— Requirements —
Go through the listing below and gather every line with the word "React".

— Stored data —
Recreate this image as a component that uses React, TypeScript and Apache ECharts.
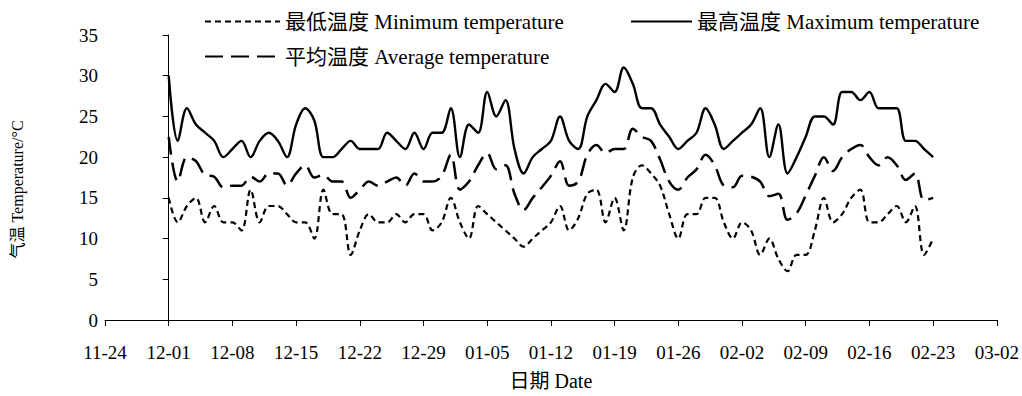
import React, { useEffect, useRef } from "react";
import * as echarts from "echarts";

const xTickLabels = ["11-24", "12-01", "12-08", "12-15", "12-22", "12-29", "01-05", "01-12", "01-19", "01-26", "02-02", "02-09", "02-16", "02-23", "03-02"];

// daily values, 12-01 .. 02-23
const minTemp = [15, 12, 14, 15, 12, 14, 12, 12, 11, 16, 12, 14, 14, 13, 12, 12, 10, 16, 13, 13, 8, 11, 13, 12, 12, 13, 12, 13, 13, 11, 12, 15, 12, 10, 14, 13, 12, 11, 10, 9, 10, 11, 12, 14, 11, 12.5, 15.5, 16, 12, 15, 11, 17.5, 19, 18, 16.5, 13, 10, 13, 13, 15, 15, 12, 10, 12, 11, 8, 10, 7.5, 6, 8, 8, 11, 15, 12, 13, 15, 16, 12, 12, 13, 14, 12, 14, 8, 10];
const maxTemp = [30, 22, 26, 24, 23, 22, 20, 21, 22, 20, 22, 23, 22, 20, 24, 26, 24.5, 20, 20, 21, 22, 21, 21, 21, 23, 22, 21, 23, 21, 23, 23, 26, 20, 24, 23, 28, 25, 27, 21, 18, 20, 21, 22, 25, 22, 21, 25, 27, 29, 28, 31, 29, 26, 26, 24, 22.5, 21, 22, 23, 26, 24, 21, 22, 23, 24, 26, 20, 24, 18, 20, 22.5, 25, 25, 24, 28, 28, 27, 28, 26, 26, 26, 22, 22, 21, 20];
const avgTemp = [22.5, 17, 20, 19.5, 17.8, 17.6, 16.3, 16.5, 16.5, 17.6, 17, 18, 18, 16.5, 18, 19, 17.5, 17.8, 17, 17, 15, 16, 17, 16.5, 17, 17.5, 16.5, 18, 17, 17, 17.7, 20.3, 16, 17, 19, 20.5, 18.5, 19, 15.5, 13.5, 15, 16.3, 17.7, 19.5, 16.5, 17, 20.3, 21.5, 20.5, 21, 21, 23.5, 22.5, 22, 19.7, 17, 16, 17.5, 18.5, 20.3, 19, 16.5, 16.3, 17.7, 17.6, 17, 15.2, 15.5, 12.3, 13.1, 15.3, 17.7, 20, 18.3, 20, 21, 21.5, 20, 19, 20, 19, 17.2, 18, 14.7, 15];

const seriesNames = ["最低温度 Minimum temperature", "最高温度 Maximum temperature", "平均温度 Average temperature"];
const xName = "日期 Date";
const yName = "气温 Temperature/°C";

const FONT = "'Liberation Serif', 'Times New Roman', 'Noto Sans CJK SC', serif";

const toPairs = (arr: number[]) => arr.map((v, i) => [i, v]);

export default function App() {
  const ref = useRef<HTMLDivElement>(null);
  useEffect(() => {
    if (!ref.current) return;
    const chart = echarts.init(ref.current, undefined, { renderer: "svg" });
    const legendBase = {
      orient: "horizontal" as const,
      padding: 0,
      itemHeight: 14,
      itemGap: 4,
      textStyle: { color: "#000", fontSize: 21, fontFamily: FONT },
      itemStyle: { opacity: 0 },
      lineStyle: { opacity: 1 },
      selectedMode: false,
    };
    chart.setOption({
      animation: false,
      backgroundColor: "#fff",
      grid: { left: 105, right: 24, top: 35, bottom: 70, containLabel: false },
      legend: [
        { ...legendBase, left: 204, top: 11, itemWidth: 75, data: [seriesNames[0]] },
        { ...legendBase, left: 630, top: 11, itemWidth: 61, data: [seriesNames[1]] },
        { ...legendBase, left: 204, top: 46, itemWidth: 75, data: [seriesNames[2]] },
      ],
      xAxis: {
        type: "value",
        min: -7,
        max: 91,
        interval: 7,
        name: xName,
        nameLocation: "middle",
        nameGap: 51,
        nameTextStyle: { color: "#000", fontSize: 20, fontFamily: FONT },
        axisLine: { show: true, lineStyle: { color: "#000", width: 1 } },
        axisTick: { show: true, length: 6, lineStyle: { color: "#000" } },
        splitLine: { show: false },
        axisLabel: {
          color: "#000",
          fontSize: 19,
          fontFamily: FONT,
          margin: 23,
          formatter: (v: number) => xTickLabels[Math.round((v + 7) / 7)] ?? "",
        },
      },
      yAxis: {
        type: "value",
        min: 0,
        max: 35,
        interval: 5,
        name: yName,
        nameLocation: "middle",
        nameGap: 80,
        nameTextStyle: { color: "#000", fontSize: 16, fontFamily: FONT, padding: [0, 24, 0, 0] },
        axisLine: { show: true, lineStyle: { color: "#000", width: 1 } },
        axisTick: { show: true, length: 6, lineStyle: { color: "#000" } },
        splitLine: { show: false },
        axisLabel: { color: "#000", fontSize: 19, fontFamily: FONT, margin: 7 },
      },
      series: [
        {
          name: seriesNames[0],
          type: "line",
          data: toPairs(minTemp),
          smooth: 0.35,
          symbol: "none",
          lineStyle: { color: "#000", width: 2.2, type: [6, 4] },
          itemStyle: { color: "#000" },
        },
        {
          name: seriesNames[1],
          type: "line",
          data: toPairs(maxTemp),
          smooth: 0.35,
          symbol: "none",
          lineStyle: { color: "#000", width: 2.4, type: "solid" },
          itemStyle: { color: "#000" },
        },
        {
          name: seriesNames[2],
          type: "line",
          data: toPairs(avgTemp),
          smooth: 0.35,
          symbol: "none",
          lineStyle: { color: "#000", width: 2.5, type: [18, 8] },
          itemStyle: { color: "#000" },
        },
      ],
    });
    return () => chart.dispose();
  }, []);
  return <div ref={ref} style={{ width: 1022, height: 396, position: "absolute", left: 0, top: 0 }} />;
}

— Response to this exercise —
Recreate this image as a component that uses React, TypeScript and Apache ECharts.
import React, { useEffect, useRef } from "react";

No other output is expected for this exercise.